Baron Before and After
Beechcraft B58 Baron
When Christopher Leonard began looking at upgrading from his late-model Cessna Skylane to a new G58 Baron, he realized he had a problem. The roughly $1.3 million twin from Hawker Beechcraft is undeniably shiny and new, and it has all the bells and whistles, but the price tag was just too high for Leonard to go it alone. He thought briefly about finding a partner for the twin, but partnerships carry their own risks and disadvantages. So he decided to try a third option: buy a used Baron and make it as much like a new one as he could. The goal: to get the Baron in like-new shape for one-third the cost of a new one.
To that end he bought a 1990 58 Baron and got to work with the plans. It had some strong points to begin with, including relatively low total time (just over 2,000 hours), relatively new Teledyne Continental IO-550 engines (Leonard added GAMIjectors right off the bat), known-ice approval, air conditioning and a good autopilot (the Bendix/King KFC 220). But it wasn’t looking close to new anymore, and Leonard wanted to do something about that, as well as to modernize the panel and the interior.
One of Leonard’s primary concerns was getting the job done in a reasonable length of time. Luckily, he found a refurb shop, Tejas Aero Services of San Marcos, Texas, that was able to do both paint and interior and to work with Crystal Avionics of nearby New Braunfels to do the radio work on site in San Marcos during airplane downtime. The entire job, believe it or not, got finished in just eight weeks.
The results seem to speak for themselves, but if you had X-ray eyes, you’d see the quality of the work is more than skin deep. Tejas started with a complete strip and prime, followed by three coats of base paint with additional coats for the color. The scheme was inspired by one done by Scheme Designers. Leonard drew up the first sketch, and the folks at the software company smoothed out the edges for him.

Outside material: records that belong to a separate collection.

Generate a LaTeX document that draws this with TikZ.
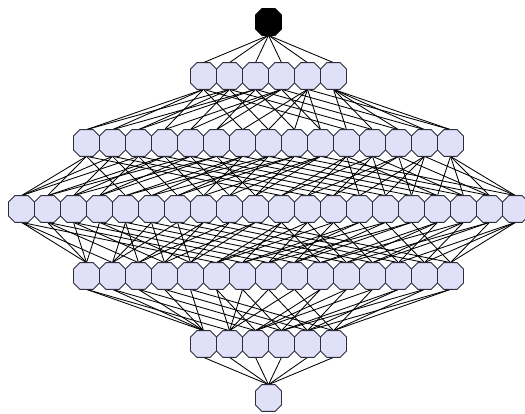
\documentclass[tikz,border=0pt]{standalone}
\usepackage{tikz}
\usetikzlibrary{shapes.misc,backgrounds}
\definecolor{cellfill}{RGB}{224,224,248}
\definecolor{celledge}{RGB}{45,45,60}
\newcounter{rk1}\newcounter{rk2}\newcounter{rk3}
\newcounter{rk4}\newcounter{rk5}\newcounter{rk6}

\begin{document}
\begin{tikzpicture}[x=1pt,y=-1pt,
    cell/.style={chamfered rectangle, chamfered rectangle xsep=3.5pt,
      chamfered rectangle angle=45, draw=celledge, fill=cellfill,
      line width=0.8pt, inner xsep=9.5pt, inner ysep=10.5pt,
      outer sep=0pt},
    link/.style={black, line width=0.85pt}]
  \useasboundingbox (0,0) rectangle (525,414);
  % top
  \node[cell, fill=black, draw=black] (s0) at (268.5,22) {};
  % one cell per subset, row = size of the subset
  \foreach \m in {1,...,63} {
    \pgfmathtruncatemacro{\r}{mod(\m,2)+mod(floor(\m/2),2)+mod(floor(\m/4),2)+mod(floor(\m/8),2)+mod(floor(\m/16),2)+mod(floor(\m/32),2)}
    \stepcounter{rk\r}
    \pgfmathsetmacro{\n}{{1,6,15,20,15,6,1}[\r]}
    \pgfmathsetmacro{\yy}{{22,76,143,209,276,344,398}[\r]}
    \pgfmathsetmacro{\xx}{268.5+26*(\arabic{rk\r}-1-(\n-1)/2)}
    \node[cell] (s\m) at (\xx,\yy) {};
  }
  % covering lines
  \begin{pgfonlayer}{background}
    \foreach \m in {0,...,62} {
      \foreach \b in {0,...,5} {
        \pgfmathtruncatemacro{\hasb}{mod(floor(\m/2^\b),2)}
        \ifnum\hasb=0
          \pgfmathtruncatemacro{\up}{\m+2^\b}
          \draw[link] (s\m.south) -- (s\up.north);
        \fi
      }
    }
  \end{pgfonlayer}
\end{tikzpicture}
\end{document}
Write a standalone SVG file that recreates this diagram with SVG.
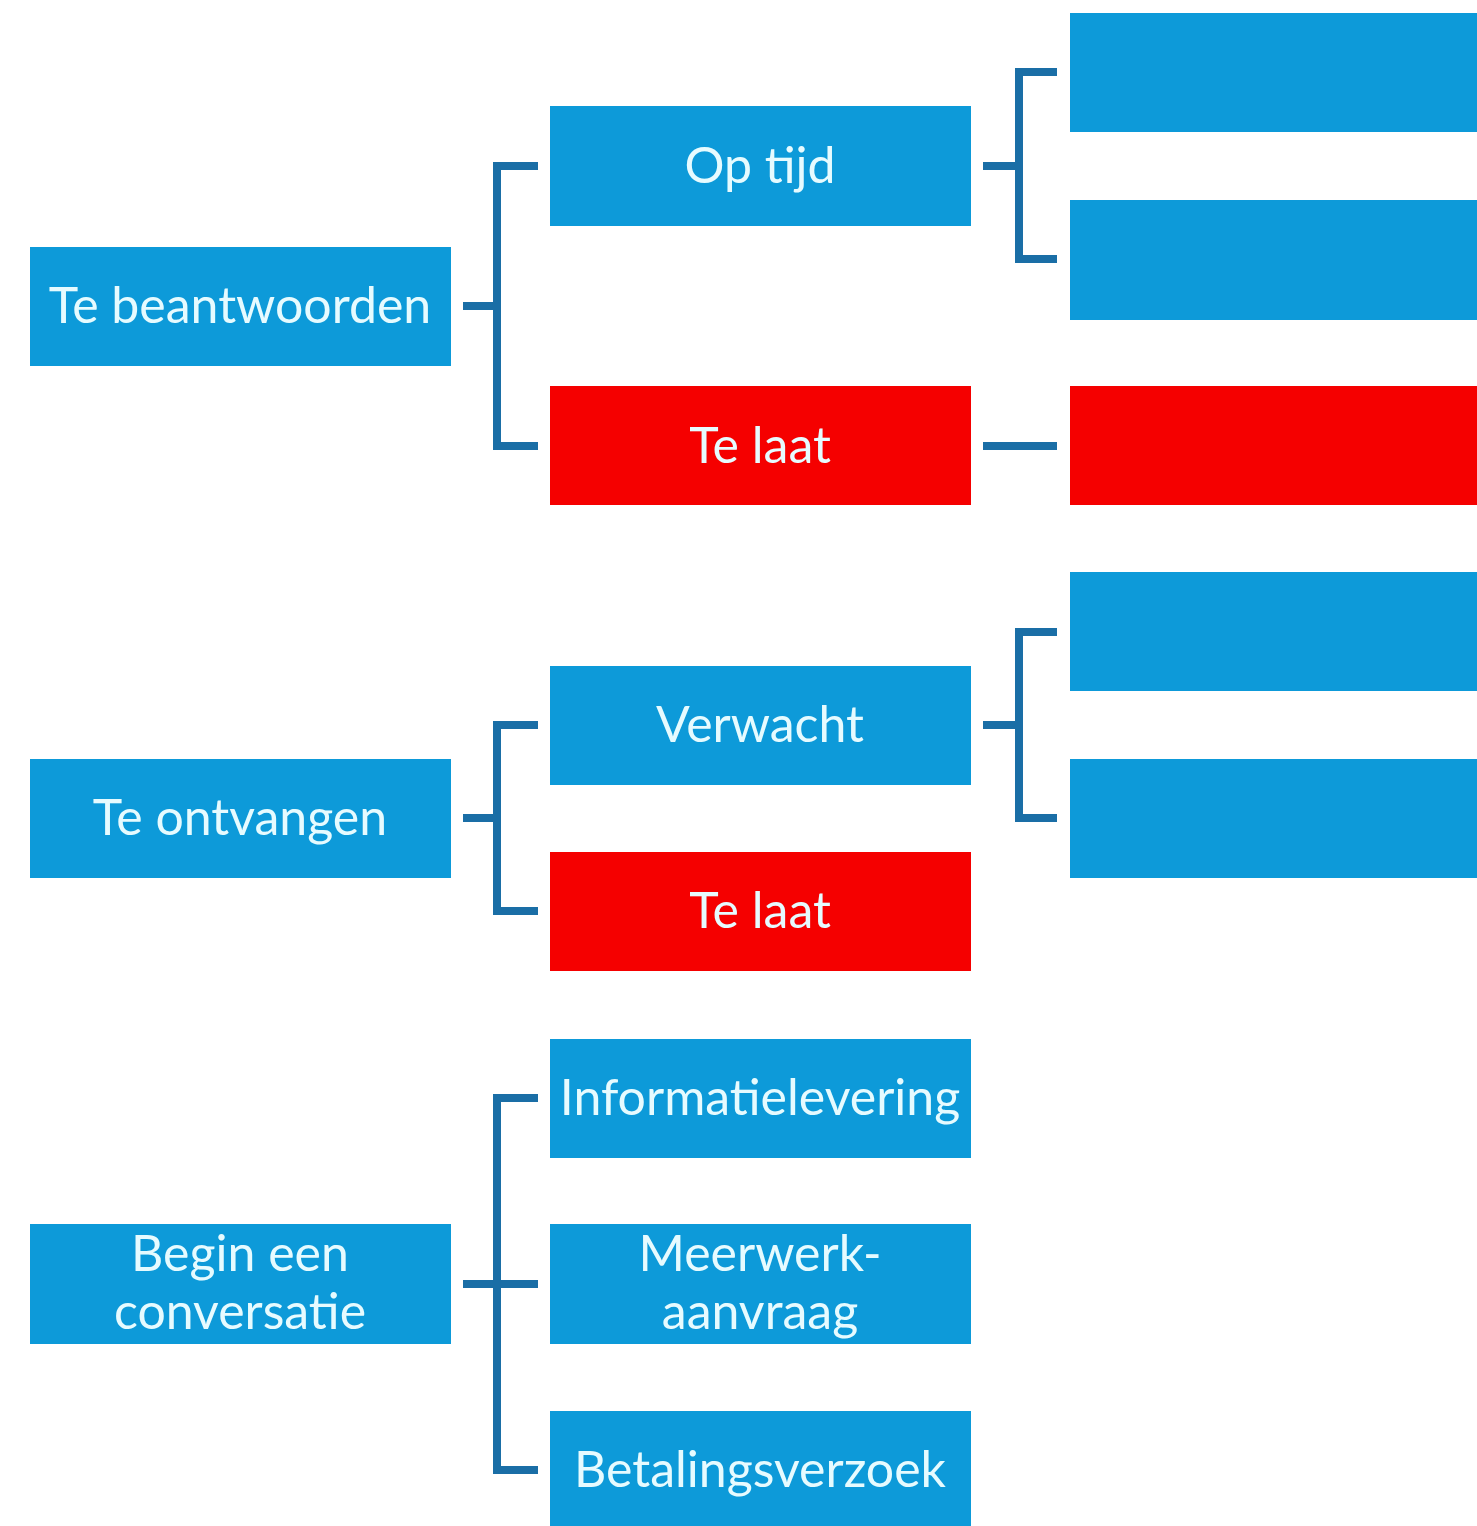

The interior features new wool carpeting, completely rebuilt seats with new padding and covering, AmSafe seat-belt airbags for the front two seats, new lights and window surrounds.
The avionics are anchored by the Garmin G500 with synthetic vision (SVT), the GAD-43 to drive the autopilot (instead of the iron gyro), upgraded GNS 530 (to WAAS), new 430W, a PS Engineering Bluetooth-capable audio panel, the JPI EDM-760 engine-monitoring unit, new powder-coated panel, Garmin GDL-69 satellite weather receiver, a panel-mounted Garmin 696 in an AirGizmos mount and more.
The result is an airplane that offers much of the comfort and capability of a new Baron but at just about that one-third cost of a new Baron that Leonard was originally shooting for. And for Leonard, it’s a great way to get around with better speed, carrying capacity and comfort than the 182 had and with the security of two engines and known-ice approval.